True, unless a person believes the whole field is bunk. e.g. numerology,
technical analysis (looking for shapes in stock charts), faith healing, etc.
Many smarter people I talk to (not typical hurr-durr Al Gore sucks types) that
don't buy into the global warming story think that the climate is too complex
for the current modeling to mean anything.

>Anyway, if that was the argument in isolation, you'd have a better point.
There's also the matter of the rapid measured temperature increase in 20th
century, glacial retreat, mass coral die-offs, historical records of Arctic
sea ice, the body of published peer-reviewed work on it, among many other
things.

I'm not disputing global warming. I was merely critiquing using popularity as
a support for your argument.

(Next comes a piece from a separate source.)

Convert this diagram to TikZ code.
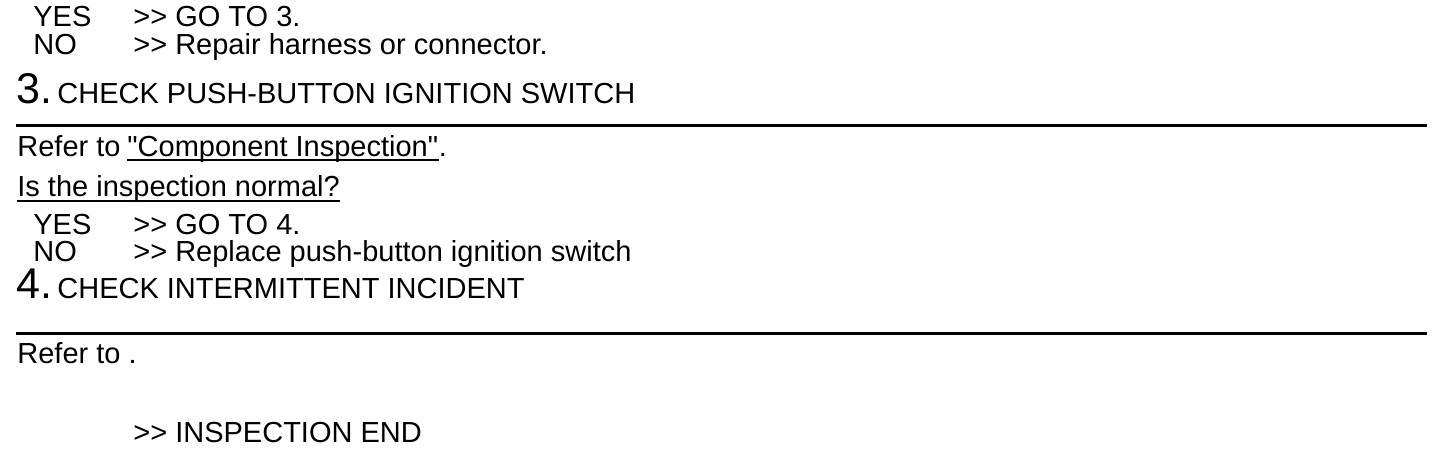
\documentclass[tikz,border=0pt]{standalone}
\usepackage{fontspec}
\setmainfont{Liberation Sans}[Ligatures=TeXOff]

\begin{document}
\begin{tikzpicture}[x=0.5pt,y=-0.5pt,
  txt/.style={anchor=base west,inner sep=0pt,font=\fontsize{14.5}{17}\selectfont},
  num/.style={anchor=base west,inner sep=0pt,font=\fontsize{21.5}{25}\selectfont},
  rule/.style={line width=1.5pt},
  uline/.style={line width=1pt}]
\useasboundingbox (0,0) rectangle (1456,456);

\node[txt] (yes2) at (33,26) {YES};
\node[txt] (go2) at (133,26) {>> GO TO 3.};
\node[txt] (no2) at (33,54) {NO};
\node[txt] (rep2) at (133,54) {>> Repair harness or connector.};

\node[num] (n3) at (16,103) {3.};
\node[txt] (h3) at (57,103) {CHECK PUSH-BUTTON IGNITION SWITCH};
\coordinate (l3a) at (16,125);
\coordinate (l3b) at (1427,125);
\draw[rule] (l3a) -- (l3b);
\node[txt] (ref3) at (17,156) {Refer to};
\node[txt] (comp3) at (127,156) {"Component Inspection"};
\node[txt] (dot3) at (comp3.base east) {.};
\draw[uline] ([yshift=-2.2pt]comp3.base west) -- ([yshift=-2.2pt]comp3.base east);
\node[txt] (q3) at (17,196) {Is the inspection normal?};
\draw[uline] ([yshift=-2.4pt]q3.base west) -- ([yshift=-2.4pt]q3.base east);
\node[txt] (yes3) at (33,234) {YES};
\node[txt] (go3) at (133,234) {>> GO TO 4.};
\node[txt] (no3) at (33,261) {NO};
\node[txt] (rep3) at (133,261) {>> Replace push-button ignition switch};

\node[num] (n4) at (16,298) {4.};
\node[txt] (h4) at (57,298) {CHECK INTERMITTENT INCIDENT};
\coordinate (l4a) at (16,333);
\coordinate (l4b) at (1427,333);
\draw[rule] (l4a) -- (l4b);
\node[txt] (ref4) at (17,363) {Refer to .};
\node[txt] (end4) at (133,442) {>> INSPECTION END};
\end{tikzpicture}
\end{document}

The real data is so much more powerful that
adding that actually detracts from the evidence.

>And... I take particular offense to "it's not scientifically relevant." There
is a big difference between interpreting information and practicing science.

A major theory has never won over critical-thinking people with the argument
"it must be right because X group says so". It always comes down to actual
proofs, experiments, and analysis that bring it into general acceptance. e.g.
it's not scientifically relevant who believed in "spooky action at a distance"
from quantum mechanics, it's only relevant that it was
mathematically/physically sound and eventually shown in experiments.

>And if you want get specific, read the provided "rebuttal" link.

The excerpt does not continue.